+++ SUPPLIED MATERIAL +++

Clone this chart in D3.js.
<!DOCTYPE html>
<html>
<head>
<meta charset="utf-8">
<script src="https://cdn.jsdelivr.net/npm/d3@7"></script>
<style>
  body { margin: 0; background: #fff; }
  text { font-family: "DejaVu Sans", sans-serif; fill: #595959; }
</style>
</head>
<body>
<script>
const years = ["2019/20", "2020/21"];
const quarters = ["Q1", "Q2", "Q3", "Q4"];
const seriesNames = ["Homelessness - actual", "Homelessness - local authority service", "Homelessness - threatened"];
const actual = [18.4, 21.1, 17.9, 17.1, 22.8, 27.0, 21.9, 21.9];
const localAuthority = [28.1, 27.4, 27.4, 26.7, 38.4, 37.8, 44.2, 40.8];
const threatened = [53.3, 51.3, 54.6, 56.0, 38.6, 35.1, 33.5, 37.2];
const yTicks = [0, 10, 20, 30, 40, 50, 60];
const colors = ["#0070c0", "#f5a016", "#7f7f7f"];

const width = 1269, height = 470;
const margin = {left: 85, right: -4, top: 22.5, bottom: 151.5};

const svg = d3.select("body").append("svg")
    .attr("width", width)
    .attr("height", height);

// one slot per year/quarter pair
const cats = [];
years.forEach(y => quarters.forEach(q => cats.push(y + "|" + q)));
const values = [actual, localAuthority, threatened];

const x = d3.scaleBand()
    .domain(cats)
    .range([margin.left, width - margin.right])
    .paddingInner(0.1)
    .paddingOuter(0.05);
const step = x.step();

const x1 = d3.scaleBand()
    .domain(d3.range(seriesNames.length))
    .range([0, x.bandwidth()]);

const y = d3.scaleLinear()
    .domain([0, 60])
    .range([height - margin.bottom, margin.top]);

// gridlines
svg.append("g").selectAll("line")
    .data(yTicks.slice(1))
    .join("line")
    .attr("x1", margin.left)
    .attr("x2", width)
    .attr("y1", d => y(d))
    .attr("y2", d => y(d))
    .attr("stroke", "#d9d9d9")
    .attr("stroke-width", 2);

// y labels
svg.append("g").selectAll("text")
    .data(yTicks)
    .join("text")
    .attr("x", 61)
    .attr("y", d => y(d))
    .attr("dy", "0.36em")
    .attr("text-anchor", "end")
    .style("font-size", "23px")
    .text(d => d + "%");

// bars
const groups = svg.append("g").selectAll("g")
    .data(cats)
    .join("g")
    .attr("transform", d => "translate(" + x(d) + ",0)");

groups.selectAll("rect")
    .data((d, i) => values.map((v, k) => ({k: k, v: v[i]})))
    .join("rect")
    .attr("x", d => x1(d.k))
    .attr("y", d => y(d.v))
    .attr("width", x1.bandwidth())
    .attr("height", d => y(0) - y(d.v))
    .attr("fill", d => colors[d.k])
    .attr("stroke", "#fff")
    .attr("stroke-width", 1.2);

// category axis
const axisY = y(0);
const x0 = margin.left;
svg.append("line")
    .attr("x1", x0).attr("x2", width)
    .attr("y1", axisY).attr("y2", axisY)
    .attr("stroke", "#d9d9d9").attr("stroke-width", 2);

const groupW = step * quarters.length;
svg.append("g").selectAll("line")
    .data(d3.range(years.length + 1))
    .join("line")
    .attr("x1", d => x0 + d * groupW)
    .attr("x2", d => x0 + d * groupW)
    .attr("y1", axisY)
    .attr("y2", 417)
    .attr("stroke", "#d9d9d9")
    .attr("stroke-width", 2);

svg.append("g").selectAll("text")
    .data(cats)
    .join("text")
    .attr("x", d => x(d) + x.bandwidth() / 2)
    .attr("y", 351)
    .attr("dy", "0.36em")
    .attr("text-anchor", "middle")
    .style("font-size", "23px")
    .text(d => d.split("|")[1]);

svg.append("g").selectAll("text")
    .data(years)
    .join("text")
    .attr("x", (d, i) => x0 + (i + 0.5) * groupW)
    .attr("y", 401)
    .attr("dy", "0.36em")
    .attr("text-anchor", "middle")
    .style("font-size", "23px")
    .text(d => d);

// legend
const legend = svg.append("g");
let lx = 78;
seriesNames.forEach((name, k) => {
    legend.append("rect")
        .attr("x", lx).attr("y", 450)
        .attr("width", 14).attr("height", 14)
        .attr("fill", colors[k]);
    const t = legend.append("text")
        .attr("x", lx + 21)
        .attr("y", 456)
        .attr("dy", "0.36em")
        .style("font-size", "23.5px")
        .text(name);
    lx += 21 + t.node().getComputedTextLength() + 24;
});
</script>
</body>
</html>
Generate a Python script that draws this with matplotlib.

+++
+++ SUPPLIED MATERIAL +++

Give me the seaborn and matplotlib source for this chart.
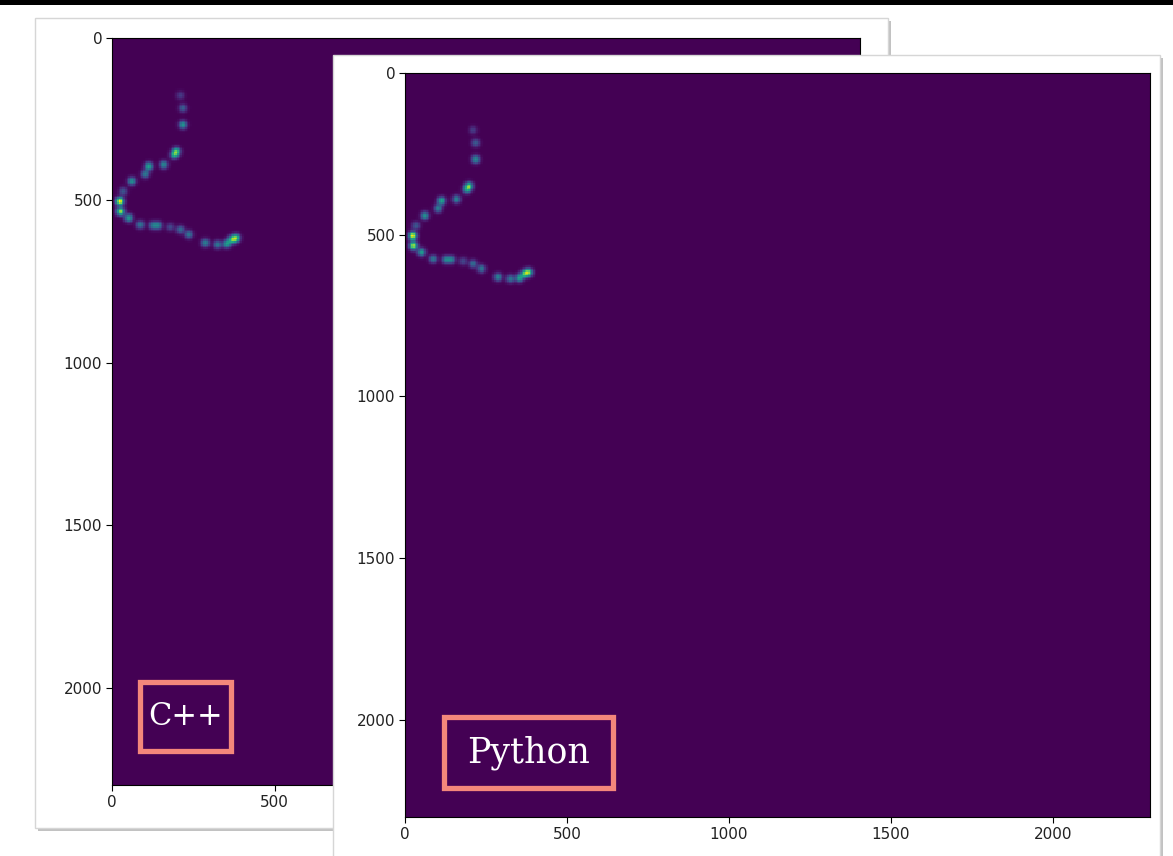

+++

◆ **YOUR OBJECTIVE**
Search the entries for the word "chart", then gather every line that has it.

◆ **SOLUTION TO THIS PROBLEM**
Clone this chart in D3.js.
Give me the seaborn and matplotlib source for this chart.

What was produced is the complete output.